*Stated problem*: Below are some records; quote exactly the lines from the one that contains "Generate a Python" through the one that contains "647, 642, 650, 653, 662, 671]", inclusive, and no others.

*Extracted entries*:
■ ■ ■ ■ ■ ■ ■

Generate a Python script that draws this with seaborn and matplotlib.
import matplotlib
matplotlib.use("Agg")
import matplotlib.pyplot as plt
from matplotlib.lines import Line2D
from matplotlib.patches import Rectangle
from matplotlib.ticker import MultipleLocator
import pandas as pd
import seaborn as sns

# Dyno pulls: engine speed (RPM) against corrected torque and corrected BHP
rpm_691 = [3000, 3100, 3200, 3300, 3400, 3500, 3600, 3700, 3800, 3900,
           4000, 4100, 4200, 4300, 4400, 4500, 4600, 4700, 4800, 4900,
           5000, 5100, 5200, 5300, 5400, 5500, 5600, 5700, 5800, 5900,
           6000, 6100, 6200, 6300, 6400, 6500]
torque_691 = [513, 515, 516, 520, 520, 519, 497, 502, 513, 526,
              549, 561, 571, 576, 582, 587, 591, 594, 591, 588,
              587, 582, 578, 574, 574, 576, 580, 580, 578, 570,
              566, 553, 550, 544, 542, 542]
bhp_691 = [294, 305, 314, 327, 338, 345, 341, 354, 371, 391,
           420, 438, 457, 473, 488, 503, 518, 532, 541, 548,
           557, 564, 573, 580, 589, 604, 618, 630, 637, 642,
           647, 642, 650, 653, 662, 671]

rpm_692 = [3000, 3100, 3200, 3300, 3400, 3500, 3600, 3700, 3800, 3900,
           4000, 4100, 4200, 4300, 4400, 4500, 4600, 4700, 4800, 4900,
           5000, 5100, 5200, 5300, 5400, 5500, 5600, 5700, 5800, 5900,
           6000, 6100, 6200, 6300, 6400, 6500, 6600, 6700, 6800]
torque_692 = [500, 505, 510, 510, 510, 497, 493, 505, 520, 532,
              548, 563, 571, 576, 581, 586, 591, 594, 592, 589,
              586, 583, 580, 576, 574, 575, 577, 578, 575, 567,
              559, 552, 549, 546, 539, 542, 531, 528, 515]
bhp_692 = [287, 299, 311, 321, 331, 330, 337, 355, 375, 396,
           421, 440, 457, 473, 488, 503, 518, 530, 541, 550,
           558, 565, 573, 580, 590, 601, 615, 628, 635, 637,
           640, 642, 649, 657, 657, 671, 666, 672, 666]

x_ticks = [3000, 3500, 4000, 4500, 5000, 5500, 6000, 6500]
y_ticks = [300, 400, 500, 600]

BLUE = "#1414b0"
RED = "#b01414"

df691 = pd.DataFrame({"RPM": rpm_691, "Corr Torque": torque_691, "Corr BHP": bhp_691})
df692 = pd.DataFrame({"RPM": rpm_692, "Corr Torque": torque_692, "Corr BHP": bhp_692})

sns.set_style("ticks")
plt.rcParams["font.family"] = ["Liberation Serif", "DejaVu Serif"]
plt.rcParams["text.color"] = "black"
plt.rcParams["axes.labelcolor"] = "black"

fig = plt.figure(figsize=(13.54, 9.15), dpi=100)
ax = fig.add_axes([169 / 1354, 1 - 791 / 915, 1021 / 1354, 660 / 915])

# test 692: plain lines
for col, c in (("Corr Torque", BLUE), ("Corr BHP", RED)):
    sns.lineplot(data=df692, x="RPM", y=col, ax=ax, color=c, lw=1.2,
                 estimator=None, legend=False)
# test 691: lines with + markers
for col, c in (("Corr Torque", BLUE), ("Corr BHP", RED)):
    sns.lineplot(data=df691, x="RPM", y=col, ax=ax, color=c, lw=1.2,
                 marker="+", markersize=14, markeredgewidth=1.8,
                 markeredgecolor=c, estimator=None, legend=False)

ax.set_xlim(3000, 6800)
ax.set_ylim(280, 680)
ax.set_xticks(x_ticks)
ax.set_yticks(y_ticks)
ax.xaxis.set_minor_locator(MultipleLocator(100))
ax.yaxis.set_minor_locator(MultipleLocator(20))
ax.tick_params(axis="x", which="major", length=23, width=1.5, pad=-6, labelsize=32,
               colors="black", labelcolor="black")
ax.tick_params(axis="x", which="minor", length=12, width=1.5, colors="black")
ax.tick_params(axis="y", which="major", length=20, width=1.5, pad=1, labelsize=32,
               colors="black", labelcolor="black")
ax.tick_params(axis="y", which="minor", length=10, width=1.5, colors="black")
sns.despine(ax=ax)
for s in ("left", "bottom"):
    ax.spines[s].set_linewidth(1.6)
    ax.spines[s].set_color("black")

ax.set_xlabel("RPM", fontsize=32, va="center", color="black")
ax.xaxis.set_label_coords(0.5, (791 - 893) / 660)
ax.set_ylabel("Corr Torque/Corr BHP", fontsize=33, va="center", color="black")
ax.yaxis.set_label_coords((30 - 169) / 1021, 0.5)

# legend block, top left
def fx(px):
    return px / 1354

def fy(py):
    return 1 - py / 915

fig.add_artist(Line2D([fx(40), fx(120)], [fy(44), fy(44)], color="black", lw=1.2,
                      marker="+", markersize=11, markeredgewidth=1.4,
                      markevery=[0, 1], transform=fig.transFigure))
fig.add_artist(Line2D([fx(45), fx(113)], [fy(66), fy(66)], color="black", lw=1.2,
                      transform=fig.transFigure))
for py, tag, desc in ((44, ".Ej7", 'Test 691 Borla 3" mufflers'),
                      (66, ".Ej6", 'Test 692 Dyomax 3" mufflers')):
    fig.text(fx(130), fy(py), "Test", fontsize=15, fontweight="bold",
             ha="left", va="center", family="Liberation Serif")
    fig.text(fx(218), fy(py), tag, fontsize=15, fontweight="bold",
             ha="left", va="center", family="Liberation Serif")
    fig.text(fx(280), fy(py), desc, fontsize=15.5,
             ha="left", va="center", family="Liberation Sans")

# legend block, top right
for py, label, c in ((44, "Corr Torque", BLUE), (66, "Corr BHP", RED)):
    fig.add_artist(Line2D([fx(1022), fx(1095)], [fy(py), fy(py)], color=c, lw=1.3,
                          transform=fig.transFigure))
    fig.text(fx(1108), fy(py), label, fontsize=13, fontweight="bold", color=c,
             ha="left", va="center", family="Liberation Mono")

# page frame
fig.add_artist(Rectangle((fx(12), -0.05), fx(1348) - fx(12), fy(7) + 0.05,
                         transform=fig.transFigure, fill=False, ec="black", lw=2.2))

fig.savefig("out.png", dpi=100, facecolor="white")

■ ■ ■ ■ ■ ■ ■

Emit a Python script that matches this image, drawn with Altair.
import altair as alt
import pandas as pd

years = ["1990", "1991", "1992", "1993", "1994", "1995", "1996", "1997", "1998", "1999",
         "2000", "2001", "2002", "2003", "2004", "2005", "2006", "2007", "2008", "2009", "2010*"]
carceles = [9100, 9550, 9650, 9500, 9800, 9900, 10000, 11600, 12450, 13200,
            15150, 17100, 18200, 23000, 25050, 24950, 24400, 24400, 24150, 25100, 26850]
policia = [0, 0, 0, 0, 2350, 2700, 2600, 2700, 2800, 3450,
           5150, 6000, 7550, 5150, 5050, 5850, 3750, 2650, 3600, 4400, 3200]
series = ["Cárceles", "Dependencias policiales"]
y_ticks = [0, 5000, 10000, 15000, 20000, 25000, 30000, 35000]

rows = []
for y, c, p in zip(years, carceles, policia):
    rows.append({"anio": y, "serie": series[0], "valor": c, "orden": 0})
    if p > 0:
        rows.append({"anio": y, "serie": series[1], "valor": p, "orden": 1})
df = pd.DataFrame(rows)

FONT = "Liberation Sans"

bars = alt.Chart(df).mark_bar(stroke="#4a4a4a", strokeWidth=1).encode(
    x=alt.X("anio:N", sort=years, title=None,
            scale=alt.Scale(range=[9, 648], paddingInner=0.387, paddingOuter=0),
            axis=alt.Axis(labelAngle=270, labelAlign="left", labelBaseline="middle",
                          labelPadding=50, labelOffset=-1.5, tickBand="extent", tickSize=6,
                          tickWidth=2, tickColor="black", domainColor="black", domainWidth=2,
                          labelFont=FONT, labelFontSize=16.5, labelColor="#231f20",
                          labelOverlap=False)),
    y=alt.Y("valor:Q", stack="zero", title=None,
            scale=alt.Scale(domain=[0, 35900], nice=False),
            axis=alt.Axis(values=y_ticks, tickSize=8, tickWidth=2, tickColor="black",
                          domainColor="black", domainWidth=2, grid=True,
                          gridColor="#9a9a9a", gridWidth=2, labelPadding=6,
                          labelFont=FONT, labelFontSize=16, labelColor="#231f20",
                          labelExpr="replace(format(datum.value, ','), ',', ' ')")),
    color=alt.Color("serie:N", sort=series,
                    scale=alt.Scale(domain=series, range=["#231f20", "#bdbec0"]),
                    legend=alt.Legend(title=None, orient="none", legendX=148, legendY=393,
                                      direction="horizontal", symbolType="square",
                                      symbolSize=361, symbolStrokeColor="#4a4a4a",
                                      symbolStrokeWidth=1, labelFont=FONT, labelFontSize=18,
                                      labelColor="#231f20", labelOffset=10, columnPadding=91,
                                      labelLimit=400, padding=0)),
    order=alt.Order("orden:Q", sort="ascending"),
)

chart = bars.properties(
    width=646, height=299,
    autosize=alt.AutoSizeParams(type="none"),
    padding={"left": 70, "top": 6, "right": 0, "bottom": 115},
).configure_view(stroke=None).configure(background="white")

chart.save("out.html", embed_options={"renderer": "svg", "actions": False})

■ ■ ■ ■ ■ ■ ■

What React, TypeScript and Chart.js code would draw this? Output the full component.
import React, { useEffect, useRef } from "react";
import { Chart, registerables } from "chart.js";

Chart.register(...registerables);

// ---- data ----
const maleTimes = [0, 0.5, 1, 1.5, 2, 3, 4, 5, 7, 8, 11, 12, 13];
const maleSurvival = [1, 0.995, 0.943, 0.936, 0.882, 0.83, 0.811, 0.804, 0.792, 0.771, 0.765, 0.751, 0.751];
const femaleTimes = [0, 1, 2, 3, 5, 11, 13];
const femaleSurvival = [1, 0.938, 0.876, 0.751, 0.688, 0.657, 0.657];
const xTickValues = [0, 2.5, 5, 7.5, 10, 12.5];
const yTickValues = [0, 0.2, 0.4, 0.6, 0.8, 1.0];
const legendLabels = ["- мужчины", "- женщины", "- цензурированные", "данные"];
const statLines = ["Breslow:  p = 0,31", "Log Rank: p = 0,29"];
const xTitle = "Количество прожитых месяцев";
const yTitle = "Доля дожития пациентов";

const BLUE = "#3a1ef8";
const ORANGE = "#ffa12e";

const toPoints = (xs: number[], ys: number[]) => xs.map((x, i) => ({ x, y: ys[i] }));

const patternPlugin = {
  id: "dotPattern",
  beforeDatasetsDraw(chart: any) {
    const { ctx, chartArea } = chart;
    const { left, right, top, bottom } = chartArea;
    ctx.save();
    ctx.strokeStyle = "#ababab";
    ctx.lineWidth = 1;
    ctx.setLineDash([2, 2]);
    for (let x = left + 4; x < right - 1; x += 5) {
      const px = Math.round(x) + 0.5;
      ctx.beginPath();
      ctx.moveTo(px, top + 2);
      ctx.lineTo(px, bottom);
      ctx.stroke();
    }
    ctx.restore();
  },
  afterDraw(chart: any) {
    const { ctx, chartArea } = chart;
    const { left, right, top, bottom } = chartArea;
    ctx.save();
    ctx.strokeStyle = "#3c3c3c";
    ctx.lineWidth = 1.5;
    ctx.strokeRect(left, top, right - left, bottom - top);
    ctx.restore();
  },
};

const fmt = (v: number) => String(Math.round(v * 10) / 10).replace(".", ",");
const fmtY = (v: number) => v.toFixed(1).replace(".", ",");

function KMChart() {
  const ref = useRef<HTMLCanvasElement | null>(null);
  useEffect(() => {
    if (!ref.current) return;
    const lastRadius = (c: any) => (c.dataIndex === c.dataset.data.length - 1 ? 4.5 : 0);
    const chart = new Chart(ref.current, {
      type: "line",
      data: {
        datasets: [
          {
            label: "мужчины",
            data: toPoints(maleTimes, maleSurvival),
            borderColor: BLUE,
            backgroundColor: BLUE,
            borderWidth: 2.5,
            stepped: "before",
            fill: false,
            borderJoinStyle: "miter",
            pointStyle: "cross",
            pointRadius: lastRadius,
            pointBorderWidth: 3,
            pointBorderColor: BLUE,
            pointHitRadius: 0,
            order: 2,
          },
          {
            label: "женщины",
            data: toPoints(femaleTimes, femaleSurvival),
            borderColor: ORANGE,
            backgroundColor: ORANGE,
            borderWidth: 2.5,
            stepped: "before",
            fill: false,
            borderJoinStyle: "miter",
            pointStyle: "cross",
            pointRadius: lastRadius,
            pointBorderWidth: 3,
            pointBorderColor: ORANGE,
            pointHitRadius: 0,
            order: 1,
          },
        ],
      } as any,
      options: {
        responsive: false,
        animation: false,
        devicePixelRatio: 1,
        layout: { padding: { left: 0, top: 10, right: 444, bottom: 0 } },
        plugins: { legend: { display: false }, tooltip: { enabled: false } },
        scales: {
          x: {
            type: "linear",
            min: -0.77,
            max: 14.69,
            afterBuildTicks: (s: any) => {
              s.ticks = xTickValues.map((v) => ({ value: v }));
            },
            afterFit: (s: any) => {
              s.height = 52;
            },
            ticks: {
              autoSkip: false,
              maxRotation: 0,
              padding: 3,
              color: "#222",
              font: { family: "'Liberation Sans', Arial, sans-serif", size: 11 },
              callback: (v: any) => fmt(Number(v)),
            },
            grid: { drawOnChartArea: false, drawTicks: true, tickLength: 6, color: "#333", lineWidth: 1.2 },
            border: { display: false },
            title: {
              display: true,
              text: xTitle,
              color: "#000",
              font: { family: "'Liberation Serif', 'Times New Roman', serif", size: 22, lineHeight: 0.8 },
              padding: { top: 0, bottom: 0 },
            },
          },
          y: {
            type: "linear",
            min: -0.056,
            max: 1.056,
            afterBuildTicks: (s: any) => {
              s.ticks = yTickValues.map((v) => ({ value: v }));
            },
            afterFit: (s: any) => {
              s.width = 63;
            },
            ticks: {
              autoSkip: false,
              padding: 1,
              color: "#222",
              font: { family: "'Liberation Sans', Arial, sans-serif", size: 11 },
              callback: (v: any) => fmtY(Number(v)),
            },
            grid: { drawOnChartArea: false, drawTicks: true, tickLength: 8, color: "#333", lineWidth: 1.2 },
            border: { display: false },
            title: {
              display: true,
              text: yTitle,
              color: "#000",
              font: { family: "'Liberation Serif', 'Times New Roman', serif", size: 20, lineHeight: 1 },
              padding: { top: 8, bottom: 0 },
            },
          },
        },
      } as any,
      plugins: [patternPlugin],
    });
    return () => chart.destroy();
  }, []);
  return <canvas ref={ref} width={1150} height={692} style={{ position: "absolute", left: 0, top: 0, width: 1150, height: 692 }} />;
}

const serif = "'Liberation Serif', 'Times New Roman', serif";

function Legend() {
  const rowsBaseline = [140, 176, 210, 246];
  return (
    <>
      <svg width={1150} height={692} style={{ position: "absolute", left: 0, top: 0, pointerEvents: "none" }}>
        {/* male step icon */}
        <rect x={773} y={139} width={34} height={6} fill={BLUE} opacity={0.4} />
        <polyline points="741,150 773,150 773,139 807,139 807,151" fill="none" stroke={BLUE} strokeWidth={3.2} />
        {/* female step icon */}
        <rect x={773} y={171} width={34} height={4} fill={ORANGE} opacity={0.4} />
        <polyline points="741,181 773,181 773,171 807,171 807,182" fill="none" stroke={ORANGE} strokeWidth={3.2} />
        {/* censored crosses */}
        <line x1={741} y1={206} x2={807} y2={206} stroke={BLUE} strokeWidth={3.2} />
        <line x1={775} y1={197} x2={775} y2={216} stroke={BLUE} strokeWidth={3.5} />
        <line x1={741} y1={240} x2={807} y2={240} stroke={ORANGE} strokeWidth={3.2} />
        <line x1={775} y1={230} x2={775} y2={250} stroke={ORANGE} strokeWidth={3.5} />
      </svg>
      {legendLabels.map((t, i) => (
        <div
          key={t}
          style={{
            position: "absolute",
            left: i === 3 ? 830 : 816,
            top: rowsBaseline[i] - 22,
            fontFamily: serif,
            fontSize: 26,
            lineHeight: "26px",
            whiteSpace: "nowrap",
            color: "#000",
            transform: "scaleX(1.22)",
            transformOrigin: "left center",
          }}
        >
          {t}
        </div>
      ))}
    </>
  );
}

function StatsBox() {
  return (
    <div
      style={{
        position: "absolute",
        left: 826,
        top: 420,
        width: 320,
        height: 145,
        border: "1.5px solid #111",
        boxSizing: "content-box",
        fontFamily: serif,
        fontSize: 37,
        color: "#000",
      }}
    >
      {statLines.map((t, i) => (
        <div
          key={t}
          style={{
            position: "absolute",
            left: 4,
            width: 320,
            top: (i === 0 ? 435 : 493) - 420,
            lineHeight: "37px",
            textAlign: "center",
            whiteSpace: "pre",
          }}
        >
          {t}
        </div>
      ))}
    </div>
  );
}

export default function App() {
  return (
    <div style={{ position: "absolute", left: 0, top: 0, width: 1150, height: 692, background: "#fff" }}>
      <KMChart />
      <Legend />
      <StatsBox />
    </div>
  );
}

■ ■ ■ ■ ■ ■ ■

*Exercise output*:
Generate a Python script that draws this with seaborn and matplotlib.
import matplotlib
matplotlib.use("Agg")
import matplotlib.pyplot as plt
from matplotlib.lines import Line2D
from matplotlib.patches import Rectangle
from matplotlib.ticker import MultipleLocator
import pandas as pd
import seaborn as sns

# Dyno pulls: engine speed (RPM) against corrected torque and corrected BHP
rpm_691 = [3000, 3100, 3200, 3300, 3400, 3500, 3600, 3700, 3800, 3900,
           4000, 4100, 4200, 4300, 4400, 4500, 4600, 4700, 4800, 4900,
           5000, 5100, 5200, 5300, 5400, 5500, 5600, 5700, 5800, 5900,
           6000, 6100, 6200, 6300, 6400, 6500]
torque_691 = [513, 515, 516, 520, 520, 519, 497, 502, 513, 526,
              549, 561, 571, 576, 582, 587, 591, 594, 591, 588,
              587, 582, 578, 574, 574, 576, 580, 580, 578, 570,
              566, 553, 550, 544, 542, 542]
bhp_691 = [294, 305, 314, 327, 338, 345, 341, 354, 371, 391,
           420, 438, 457, 473, 488, 503, 518, 532, 541, 548,
           557, 564, 573, 580, 589, 604, 618, 630, 637, 642,
           647, 642, 650, 653, 662, 671]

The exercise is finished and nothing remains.